Picture this: You take your wife and four kids to a nice restaurant. At the end of your meal, the waitress presents you with a tab of, oh, say $60. She’s been nice, joked around with the kids, and given you good service. For serving six, she deserves a tip of say conservatively 9 to 15 bucks, or more. The next night, the wife doesn’t feel like cooking; there’s a game on TV, and the kids are chanting Pizza! Pizza! Pizza!.
Do you realize that people will tip a waitress 10-20 bucks to bring your food 20-30 feet from a kitchen to your table, but only give a pizza driver a dollar for the same thing after he’s driven a few miles through rain or snow, cussed at traffic jams, and has been dealing with surly customers all day who complained about how long it took!
Having been a pizza driver for a few major chains, on and off, part and full time, to make ends meet, I’ve seen the pizza business as a customer and a driver.
There are a few things I’d like to point out.
That delivery charge.
Even if he did get all of it, (which he doesn’t) is $1.75 really a fair tip?
Let’s look at the facts.
Usually the driver only gets a dollar of it — if that, depending on the chain he works for. This covers:
A. Gas at nearly, or above, three bucks a gallon.
B. Insurance.
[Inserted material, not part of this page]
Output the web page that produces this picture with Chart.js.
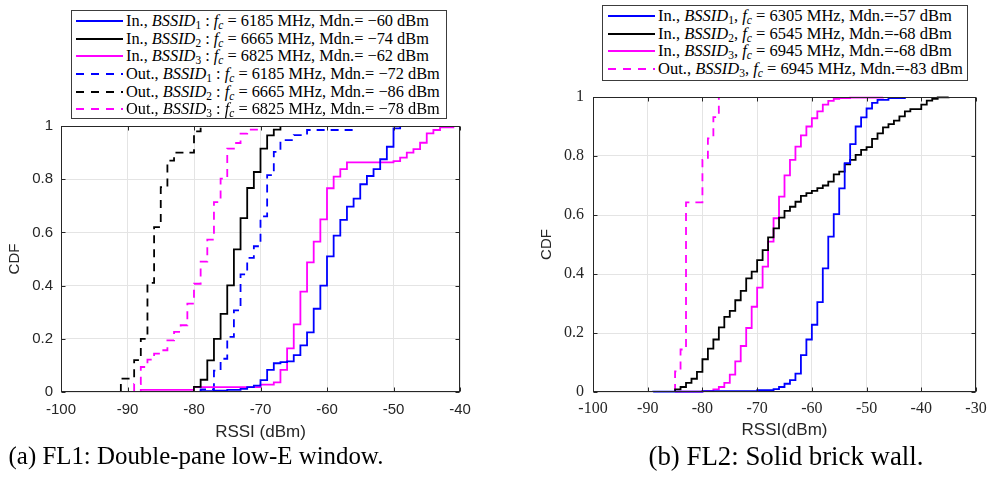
<!DOCTYPE html>
<html>
<head>
<meta charset="utf-8">
<script src="https://cdn.jsdelivr.net/npm/chart.js@4.4.1/dist/chart.umd.min.js"></script>
<style>
  body { margin: 0; background: #fff; }
  #page { position: relative; width: 987px; height: 489px; overflow: hidden; }
  canvas { position: absolute; }
  .legend {
    position: absolute; background: #fff; border: 1px solid #3c3c3c; box-sizing: border-box;
    font-family: "Liberation Serif", serif; font-size: 15.5px; color: #000; white-space: nowrap; z-index: 2;
  }
  .row { display: flex; align-items: center; height: 17.7px; }
  .row svg { flex: none; margin-right: 3px; }
  .legend sub { font-size: 0.7em; vertical-align: -0.3em; line-height: 0; }
  .caption {
    position: absolute; font-family: "Liberation Serif", serif; font-size: 24px; color: #000;
    white-space: nowrap; transform: translate(-50%, -50%);
  }
</style>
</head>
<body>
<div id="page">
  <div class="legend" id="legend1" style="left:71px;top:10px;width:376px;height:109px;padding:1px 0 0 4px"></div>
  <div class="legend" id="legend2" style="left:602px;top:5px;width:366px;height:76px;padding:1px 0 0 5px"></div>
  <canvas id="chart1" width="480" height="330" style="left:0;top:115px"></canvas>
  <canvas id="chart2" width="487" height="360" style="left:500px;top:85px"></canvas>
  <div class="caption" id="cap1" style="left:196px;top:456px">(a) FL1: Double-pane low-E window.</div>
  <div class="caption" id="cap2" style="left:786px;top:456px">(b) FL2: Solid brick wall.</div>
</div>
<script>
/* globals Chart:false */
const yTicks = [0, 0.2, 0.4, 0.6, 0.8, 1];

// FL1 - double-pane low-E window
const fl1Labels = [
  "In., <i>BSSID</i><sub>1</sub> : <i>f</i><sub><i>c</i></sub> = 6185 MHz, Mdn.= \u221260 dBm",
  "In., <i>BSSID</i><sub>2</sub> : <i>f</i><sub><i>c</i></sub> = 6665 MHz, Mdn.= \u221274 dBm",
  "In., <i>BSSID</i><sub>3</sub> : <i>f</i><sub><i>c</i></sub> = 6825 MHz, Mdn.= \u221262 dBm",
  "Out., <i>BSSID</i><sub>1</sub> : <i>f</i><sub><i>c</i></sub> = 6185 MHz, Mdn.= \u221272 dBm",
  "Out., <i>BSSID</i><sub>2</sub> : <i>f</i><sub><i>c</i></sub> = 6665 MHz, Mdn.= \u221286 dBm",
  "Out., <i>BSSID</i><sub>3</sub> : <i>f</i><sub><i>c</i></sub> = 6825 MHz, Mdn.= \u221278 dBm",
];
const fl1XTicks = [-100, -90, -80, -70, -60, -50, -40];

const fl1InB1Rssi = [-79, -79, -77, -75, -73, -72, -71, -70, -69, -68, -67, -66, -65, -64, -63, -62, -61, -60, -59, -58, -57, -56, -55, -54, -53, -52, -51, -50, -49];
const fl1InB1Cdf = [0, 0.003, 0.005, 0.008, 0.012, 0.018, 0.024, 0.045, 0.083, 0.108, 0.112, 0.115, 0.139, 0.175, 0.224, 0.313, 0.4, 0.51, 0.588, 0.647, 0.697, 0.727, 0.781, 0.812, 0.838, 0.875, 0.922, 0.991, 1];

const fl1InB2Rssi = [-80, -80, -79, -78, -77, -76, -75, -74, -73, -72, -71, -70, -69, -68, -67];
const fl1InB2Cdf = [0, 0.019, 0.046, 0.119, 0.2, 0.294, 0.401, 0.536, 0.654, 0.767, 0.827, 0.915, 0.965, 0.986, 1];

const fl1InB3Rssi = [-88, -88, -80, -70, -68, -67, -66, -65, -64, -63, -62, -61, -60, -59, -58, -57, -50, -49, -48, -47, -46, -45, -44, -43, -41];
const fl1InB3Cdf = [0, 0.008, 0.018, 0.028, 0.036, 0.083, 0.164, 0.254, 0.377, 0.487, 0.565, 0.649, 0.766, 0.81, 0.838, 0.863, 0.868, 0.881, 0.9, 0.913, 0.937, 0.972, 0.985, 0.995, 1];

const fl1OutB1Rssi = [-79, -79, -77, -76, -75, -74, -73, -72, -71, -70, -69, -68, -67, -65, -63, -56];
const fl1OutB1Cdf = [0, 0.01, 0.08, 0.125, 0.207, 0.307, 0.442, 0.504, 0.548, 0.66, 0.815, 0.903, 0.947, 0.966, 0.985, 1];

const fl1OutB2Rssi = [-91, -91, -89, -88, -87, -86, -85, -84, -83, -80, -79];
const fl1OutB2Cdf = [0, 0.05, 0.12, 0.2, 0.41, 0.62, 0.77, 0.87, 0.9, 0.98, 1];

const fl1OutB3Rssi = [-89, -89, -88, -87, -86, -85, -84, -83, -82, -81, -80, -79, -78, -77, -76, -75, -74, -73, -72, -70];
const fl1OutB3Cdf = [0, 0.03, 0.094, 0.122, 0.144, 0.157, 0.194, 0.226, 0.251, 0.332, 0.407, 0.49, 0.573, 0.714, 0.802, 0.915, 0.936, 0.971, 0.986, 1];

// FL2 - solid brick wall
const fl2Labels = [
  "In., <i>BSSID</i><sub>1</sub>, <i>f</i><sub><i>c</i></sub> = 6305 MHz, Mdn.=-57 dBm",
  "In., <i>BSSID</i><sub>2</sub>, <i>f</i><sub><i>c</i></sub> = 6545 MHz, Mdn.=-68 dBm",
  "In., <i>BSSID</i><sub>3</sub>, <i>f</i><sub><i>c</i></sub> = 6945 MHz, Mdn.=-68 dBm",
  "Out., <i>BSSID</i><sub>3</sub>, <i>f</i><sub><i>c</i></sub> = 6945 MHz, Mdn.=-83 dBm",
];
const fl2XTicks = [-100, -90, -80, -70, -60, -50, -40, -30];

const fl2InB1Rssi = [-89, -89, -80, -70, -67, -66, -65, -64, -63, -62, -61, -60, -59, -58, -57, -56, -55, -54, -53, -52, -51, -50, -49, -48, -46, -43];
const fl2InB1Cdf = [0, 0.001, 0.003, 0.006, 0.01, 0.017, 0.028, 0.04, 0.062, 0.125, 0.178, 0.228, 0.305, 0.419, 0.527, 0.603, 0.69, 0.776, 0.84, 0.9, 0.931, 0.961, 0.98, 0.99, 0.996, 1];

const fl2InB2Rssi = [-85, -85, -84, -83, -82, -81, -80, -79, -78, -77, -76, -75, -74, -73, -72, -71, -70, -69, -68, -67, -66, -65, -64, -63, -62, -61, -60, -59, -58, -57, -56, -55, -54, -53, -52, -51, -50, -49, -48, -47, -46, -45, -44, -43, -42, -40, -39, -38, -37, -35];
const fl2InB2Cdf = [0, 0.009, 0.017, 0.031, 0.045, 0.068, 0.111, 0.147, 0.178, 0.219, 0.255, 0.275, 0.311, 0.343, 0.385, 0.408, 0.447, 0.481, 0.524, 0.555, 0.591, 0.614, 0.628, 0.645, 0.665, 0.674, 0.682, 0.691, 0.7, 0.713, 0.738, 0.747, 0.772, 0.787, 0.804, 0.821, 0.83, 0.858, 0.877, 0.897, 0.908, 0.92, 0.934, 0.951, 0.959, 0.974, 0.988, 0.994, 0.999, 1];

const fl2InB3Rssi = [-85, -85, -80, -78, -77, -76, -75, -74, -73, -72, -71, -70, -69, -68, -67, -66, -65, -64, -63, -62, -61, -60, -59, -58, -57, -56, -55, -53, -47];
const fl2InB3Cdf = [0, 0.001, 0.003, 0.009, 0.017, 0.031, 0.059, 0.104, 0.156, 0.217, 0.289, 0.354, 0.425, 0.51, 0.589, 0.662, 0.734, 0.787, 0.832, 0.87, 0.9, 0.928, 0.951, 0.974, 0.987, 0.994, 0.996, 0.998, 1];

const fl2OutB3Rssi = [-85, -85, -84, -83, -80, -79, -78, -77];
const fl2OutB3Cdf = [0, 0.07, 0.144, 0.643, 0.787, 0.86, 0.932, 1];

const BLUE = "#0000ff";
const BLACK = "#000000";
const MAGENTA = "#ff00ff";
const AXIS = "#262626";
const DASH = [8, 6];
const SANS = "'Liberation Sans', Arial, sans-serif";
const SERIF = "'Liberation Serif', 'Times New Roman', serif";

function series(label, rssi, cdf, color, dashed) {
  return {
    label: label.replace(/<[^>]+>/g, ""),
    htmlLabel: label,
    data: rssi.map((x, i) => ({ x: x, y: cdf[i] })),
    borderColor: color,
    backgroundColor: color,
    borderWidth: 1.8,
    borderDash: dashed ? DASH : [],
    stepped: true,
    pointRadius: 0,
    fill: false,
    clip: false,
  };
}

// box round the axes plus inward tick marks, like matlab
const framePlugin = {
  id: "frame",
  afterDraw(chart) {
    const { ctx, chartArea: a, scales } = chart;
    const l = Math.round(a.left) + 0.5, r = Math.round(a.right) - 0.5;
    const t = Math.round(a.top) + 0.5, b = Math.round(a.bottom) - 0.5;
    ctx.save();
    ctx.strokeStyle = AXIS;
    ctx.lineWidth = 1;
    ctx.setLineDash([]);
    ctx.strokeRect(l, t, r - l, b - t);
    ctx.beginPath();
    scales.x.ticks.forEach((tk) => {
      const px = Math.round(scales.x.getPixelForValue(tk.value)) + 0.5;
      ctx.moveTo(px, b); ctx.lineTo(px, b - 4);
      ctx.moveTo(px, t); ctx.lineTo(px, t + 4);
    });
    scales.y.ticks.forEach((tk) => {
      const py = Math.round(scales.y.getPixelForValue(tk.value)) + 0.5;
      ctx.moveTo(l, py); ctx.lineTo(l + 4, py);
      ctx.moveTo(r, py); ctx.lineTo(r - 4, py);
    });
    ctx.stroke();
    ctx.restore();
  },
};

function makeChart(id, datasets, xTicks, opts) {
  const ctx = document.getElementById(id).getContext("2d");
  return new Chart(ctx, {
    type: "line",
    data: { datasets: datasets },
    plugins: [framePlugin],
    options: {
      responsive: false,
      animation: false,
      events: [],
      layout: { padding: opts.padding },
      plugins: { legend: { display: false }, tooltip: { enabled: false } },
      scales: {
        x: {
          type: "linear",
          min: xTicks[0],
          max: xTicks[xTicks.length - 1],
          afterBuildTicks: (s) => { s.ticks = xTicks.map((v) => ({ value: v })); },
          afterFit: (s) => { s.height = 53; s.paddingLeft = 0; s.paddingRight = 0; },
          grid: { color: "#e4e4e4", drawTicks: false },
          border: { display: false },
          ticks: { color: AXIS, font: opts.tickFont, padding: opts.xPad, maxRotation: 0, callback: (v) => String(v) },
          title: { display: true, text: opts.xTitle, color: AXIS, font: { family: SANS, size: 17 }, padding: { top: 0, bottom: opts.xTitlePad } },
        },
        y: {
          type: "linear",
          min: 0,
          max: 1,
          afterBuildTicks: (s) => { s.ticks = yTicks.map((v) => ({ value: v })); },
          afterFit: (s) => { s.width = 55; s.paddingTop = 0; s.paddingBottom = 0; },
          grid: { color: "#e4e4e4", drawTicks: false },
          border: { display: false },
          ticks: { color: AXIS, font: opts.tickFont, padding: opts.yPad, callback: (v) => String(Math.round(v * 10) / 10) },
          title: { display: true, text: "CDF", color: AXIS, font: { family: SANS, size: 15 }, padding: { top: 0, bottom: 0 } },
        },
      },
    },
  });
}

function buildLegend(id, datasets) {
  const box = document.getElementById(id);
  datasets.forEach((d) => {
    const row = document.createElement("div");
    row.className = "row";
    const dash = d.borderDash.length ? ' stroke-dasharray="8 7"' : "";
    row.innerHTML =
      '<svg width="47" height="10"><line x1="0" y1="5" x2="47" y2="5" stroke="' + d.borderColor +
      '" stroke-width="1.8"' + dash + "/></svg>" + '<span class="txt">' + d.htmlLabel + "</span>";
    box.appendChild(row);
  });
}

// scale the font so that the widest text matches the original width
function fitFont(el, spans, target) {
  let w = 0;
  spans.forEach((s) => { w = Math.max(w, s.getBoundingClientRect().width); });
  const fs = parseFloat(getComputedStyle(el).fontSize);
  el.style.fontSize = (fs * target / w).toFixed(2) + "px";
}

document.addEventListener("DOMContentLoaded", () => {
  const fl1Sets = [
    series(fl1Labels[0], fl1InB1Rssi, fl1InB1Cdf, BLUE, false),
    series(fl1Labels[1], fl1InB2Rssi, fl1InB2Cdf, BLACK, false),
    series(fl1Labels[2], fl1InB3Rssi, fl1InB3Cdf, MAGENTA, false),
    series(fl1Labels[3], fl1OutB1Rssi, fl1OutB1Cdf, BLUE, true),
    series(fl1Labels[4], fl1OutB2Rssi, fl1OutB2Cdf, BLACK, true),
    series(fl1Labels[5], fl1OutB3Rssi, fl1OutB3Cdf, MAGENTA, true),
  ];
  const fl2Sets = [
    series(fl2Labels[0], fl2InB1Rssi, fl2InB1Cdf, BLUE, false),
    series(fl2Labels[1], fl2InB2Rssi, fl2InB2Cdf, BLACK, false),
    series(fl2Labels[2], fl2InB3Rssi, fl2InB3Cdf, MAGENTA, false),
    series(fl2Labels[3], fl2OutB3Rssi, fl2OutB3Cdf, MAGENTA, true),
  ];

  makeChart("chart1", fl1Sets, fl1XTicks, {
    padding: { left: 6, right: 20, top: 11, bottom: 0 },
    tickFont: { family: SANS, size: 15 },
    xPad: 9, yPad: 8, xTitle: "RSSI (dBm)", xTitlePad: 2,
  });
  makeChart("chart2", fl2Sets, fl2XTicks, {
    padding: { left: 38, right: 11, top: 12, bottom: 0 },
    tickFont: { family: SERIF, size: 16 },
    xPad: 7, yPad: 9, xTitle: "RSSI(dBm)", xTitlePad: 4,
  });

  buildLegend("legend1", fl1Sets);
  buildLegend("legend2", fl2Sets);
  const leg1 = document.getElementById("legend1");
  const leg2 = document.getElementById("legend2");
  fitFont(leg1, leg1.querySelectorAll(".txt"), 314);
  fitFont(leg2, leg2.querySelectorAll(".txt"), 305);
  const cap1 = document.getElementById("cap1");
  const cap2 = document.getElementById("cap2");
  fitFont(cap1, [cap1], 375);
  fitFont(cap2, [cap2], 275);
});
</script>
</body>
</html>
His rates go through the roof the moment his provider finds out he’s delivering pizza.
C. Wear, tear, tires, oil changes and maintenance on a car that averaging about 100-125 miles a day (that’s on average about 500 to 750 a week).
He’s paid a lot less than you think he is.
Most places pay pizza drivers at, and sometimes below, minimum wage! Why? They consider them the same as waitresses, and can get away with it. Pizza drivers are expected to make up the difference with their tips - which they have to report at checkout at the end of the day, and pay taxes on.